His arm curled around her waist from behind, pulling her back against his bare chest to cradle her against his big body.
Cassandra made a small, needy sound and her eyes fluttered for half a second before she forced them open again.
Severin watched her pulse flutter at the side of her throat and understood something—the contact helped her. Or aroused her. Or both.
Yes, almost certainly both, he decided.
“Your body may be asking for the very thing it needs to fight the virus,” he said carefully, not wanting to upset her. “But I don’t know yet if giving in to that need will help you or accelerate the infection. I need to run more tests.”
Cassandra gave him a level look.
“Let me guess—you need more samples.”
“Well…yes,” Severin admitted.
She arched an eyebrow at him.
“What kind of samples?”
Severin hesitated…she wasn’t going to like this.
Her eyes narrowed to slits.
“Oh no. No, I know that face. That is your awkward science face.”
“I do not have an awkward science face,” he said, with as much dignity as he could muster.
“You absolutely do.” Cassandra poked a finger at him.
Ravik rumbled,
“Sev has many science faces.”
Severin shot his best friend a glare. Ravik really was coming back to himself it he was sharp enough join in here. The Beast Kindred looked pleased with himself, which was another encouraging sign of cognitive improvement, the abstract part of Severin’s brain noted.
But Cassandra was still glaring at him so he didn’t have time to analyze it.
“What kind of samples?” she repeated.
“Blood first,” he said. “Then another saliva sample. Possibly sweat. And…” He stopped.
“And?” she demanded.
“And if your symptoms intensify, I may need a fresh honey sample,” Severin admitted. There—he had known she wouldn’t like that.
As if to prove his point, her face went scarlet again.
“Of course you need more ‘honey’ samples. Why am I not surprised?”
“I know this is uncomfortable,” Severin said in a low voice.
“Oh, do you?” she demanded. “Because from where I’m standing, it sounds like my zombie virus decided to turn me into a horny science project, and now you need to swab my lady bits to see if alien warrior cum is saving my life.”
Severin opened his mouth and closed it again. Then, very reluctantly, he said, “That is…not entirely inaccurate.”

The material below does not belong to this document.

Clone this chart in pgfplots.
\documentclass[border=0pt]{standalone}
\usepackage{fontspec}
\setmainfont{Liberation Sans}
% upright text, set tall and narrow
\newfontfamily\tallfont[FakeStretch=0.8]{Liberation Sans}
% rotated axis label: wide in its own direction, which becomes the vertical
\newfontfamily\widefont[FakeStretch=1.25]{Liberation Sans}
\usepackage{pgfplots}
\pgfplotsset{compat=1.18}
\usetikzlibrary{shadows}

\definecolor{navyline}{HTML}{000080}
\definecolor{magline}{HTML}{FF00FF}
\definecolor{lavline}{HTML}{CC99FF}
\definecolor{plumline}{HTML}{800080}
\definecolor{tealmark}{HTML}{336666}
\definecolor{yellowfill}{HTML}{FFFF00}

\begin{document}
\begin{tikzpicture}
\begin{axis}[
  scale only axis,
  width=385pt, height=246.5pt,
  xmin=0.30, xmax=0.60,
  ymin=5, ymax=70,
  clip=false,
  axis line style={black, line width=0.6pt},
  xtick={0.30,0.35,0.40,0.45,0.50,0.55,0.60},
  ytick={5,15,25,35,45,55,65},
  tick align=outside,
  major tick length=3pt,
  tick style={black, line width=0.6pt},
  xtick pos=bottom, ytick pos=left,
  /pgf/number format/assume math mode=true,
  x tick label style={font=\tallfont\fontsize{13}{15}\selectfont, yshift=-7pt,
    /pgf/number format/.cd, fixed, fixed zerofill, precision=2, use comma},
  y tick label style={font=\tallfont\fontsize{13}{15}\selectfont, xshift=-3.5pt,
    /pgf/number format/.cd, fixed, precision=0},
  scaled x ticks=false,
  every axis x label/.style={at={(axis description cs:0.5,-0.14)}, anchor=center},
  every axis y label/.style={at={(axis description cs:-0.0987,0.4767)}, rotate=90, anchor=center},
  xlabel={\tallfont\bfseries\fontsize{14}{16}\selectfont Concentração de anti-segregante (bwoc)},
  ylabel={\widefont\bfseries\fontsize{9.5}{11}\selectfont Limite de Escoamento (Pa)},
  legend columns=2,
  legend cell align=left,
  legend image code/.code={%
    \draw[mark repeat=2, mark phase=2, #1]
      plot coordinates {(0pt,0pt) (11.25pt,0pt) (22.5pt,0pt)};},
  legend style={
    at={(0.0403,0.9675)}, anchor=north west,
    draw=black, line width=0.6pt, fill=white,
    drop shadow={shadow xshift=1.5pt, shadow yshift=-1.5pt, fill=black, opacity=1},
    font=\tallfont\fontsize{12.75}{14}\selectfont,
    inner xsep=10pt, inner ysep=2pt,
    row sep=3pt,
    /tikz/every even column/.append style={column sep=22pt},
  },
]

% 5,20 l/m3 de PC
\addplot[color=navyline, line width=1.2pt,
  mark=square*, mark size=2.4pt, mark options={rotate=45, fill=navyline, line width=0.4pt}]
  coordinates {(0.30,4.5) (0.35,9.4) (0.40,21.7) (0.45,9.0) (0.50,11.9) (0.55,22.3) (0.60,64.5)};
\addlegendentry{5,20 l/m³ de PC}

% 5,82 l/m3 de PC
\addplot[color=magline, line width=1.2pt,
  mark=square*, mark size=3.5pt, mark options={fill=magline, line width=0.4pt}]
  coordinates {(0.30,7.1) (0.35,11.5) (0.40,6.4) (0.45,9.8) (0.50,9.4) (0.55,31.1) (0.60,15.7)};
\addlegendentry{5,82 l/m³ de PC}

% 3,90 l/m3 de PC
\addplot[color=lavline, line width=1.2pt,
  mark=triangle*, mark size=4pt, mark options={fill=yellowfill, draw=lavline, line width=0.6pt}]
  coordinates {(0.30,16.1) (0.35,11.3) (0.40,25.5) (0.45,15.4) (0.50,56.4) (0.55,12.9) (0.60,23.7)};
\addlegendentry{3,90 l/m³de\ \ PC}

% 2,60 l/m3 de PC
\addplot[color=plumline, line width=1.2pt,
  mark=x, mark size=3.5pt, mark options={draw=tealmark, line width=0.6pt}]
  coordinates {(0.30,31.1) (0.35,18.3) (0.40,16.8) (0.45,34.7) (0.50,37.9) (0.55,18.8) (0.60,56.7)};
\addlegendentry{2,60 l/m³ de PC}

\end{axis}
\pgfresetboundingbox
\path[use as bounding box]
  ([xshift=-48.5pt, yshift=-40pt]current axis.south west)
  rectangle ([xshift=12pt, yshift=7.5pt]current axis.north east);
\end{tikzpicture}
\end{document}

Ravik made a low rumbling sound that sounded suspiciously like amusement and Cassandra pointed at him without looking.
“Do not laugh.”
“Ravik is not laughing,” he protested.
“You absolutely are laughing,” she snapped.
“Only on the inside,” Ravik said mildly.
Severin stared at his friend and Cassandra turned her head and stared too. Had the Beast Kindred made a joke?

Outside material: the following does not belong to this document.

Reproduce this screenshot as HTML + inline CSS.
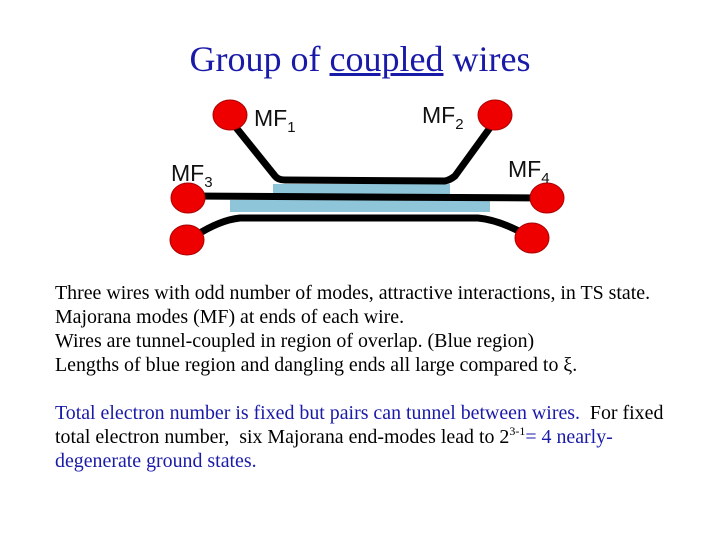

Then, despite the fear in her eyes and the flush in her cheeks, the curvy little human burst out laughing.
The sound filled the narrow lab like a ray of sunlight and for one brief, impossible second, Severin forgot the virus, forgot the tests—even forgot the danger.
He forgot everything except Cassandra laughing with Ravik’s arms around her and the knowledge that he would do whatever it took to keep that sound in the world.
Then the hologram flickered behind him, casting green light over her face and the laughter faded.
Cassandra looked at the twisting pathway again.
“So what happens now?” she asked quietly.
Severin wished he had a definitive answer for her, but they were still very much on unproven and experimental ground.
“We find out how much of your symptemology is the virus,” he said, “And how much is your body fighting back.”
She looked at him, then at Ravik, then down at herself as though she no longer quite trusted the signals coming from her own body.
“What if my body wants something…embarrassing?”
“You never need to feel embarrassed around us,” Severin said softly. “Ravik and I will give you anything you need…anything you want. And there’s no judgment in science—only hypotheses and results.”
His words seemed to reassure her—at least a little.
“Well…all right.” She nodded. “I guess that will work, for now, anyway.”
And with that, he had to be content.
But as he watched her lean against Ravik for comfort, he realized the data was becoming clear. In Cassandra, the virus was creating sexual need. Ravik’s seed might help it and Severin’s own essence might as well but that had to be her choice.
In the meantime, all he could do was keep looking for a cure so the three of them could get out of here and go back to the Mother Ship.